Chainer Chemistry is a Python toolkit for training graph neural networks on molecular data. It wraps implementations of NFP, GGNN, SchNet, GAT, GIN, MPNN, and several other GNN variants, plus loaders for standard chemistry benchmarks like QM9, Tox21, and MoleculeNet. The pitch: feed it a molecule, get a property prediction.

The interesting bit

The library sits at an awkward historical intersection.

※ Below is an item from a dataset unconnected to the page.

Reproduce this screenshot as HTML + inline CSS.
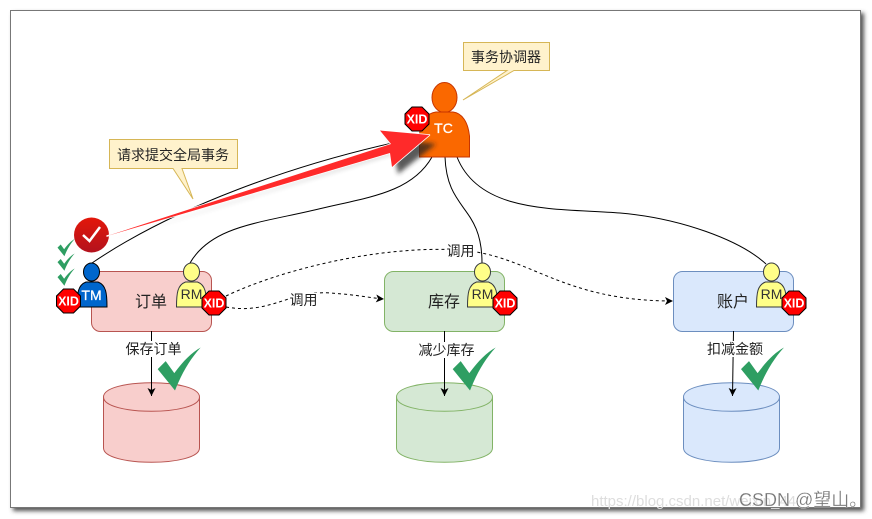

It was built on Chainer—once PyTorch’s Japanese rival, now itself in maintenance mode—and the README explicitly warns that “further development will be limited to only serious bug-fixes and maintenance.” The footnotes are a miniature archaeology of a framework’s decline: Python 2 support dropped, ChainerX migration breaking compatibility, pinned RDKit versions from 2017.

Key highlights

  • Bundles 13+ GNN architectures including newer additions like MEGNet and CGCNN for materials science
  • Supports the Graph Warp Module (GWM), an auxiliary module for boosting GNN power
  • Includes Weisfeiler-Lehman Embedding preprocessing for molecular graphs
  • Has been used in published research projects including molecular graph generation with normalizing flows
  • Requires manual RDKit installation; dependency matrix shows tight version coupling with Chainer releases

Caveats

  • Active development has ceased; the project is in maintenance-only mode
  • Chainer itself is no longer actively developed, making this a dependency on a deprecated framework
  • The README states it “cannot guarantee the reproducibility of any results published in papers”

Verdict

Worth studying if you’re surveying historical GNN implementations or maintaining legacy Chainer-based research code. Everyone else should look to PyTorch Geometric, DGL, or Hugging Face’s chemistry tools for active development and modern performance.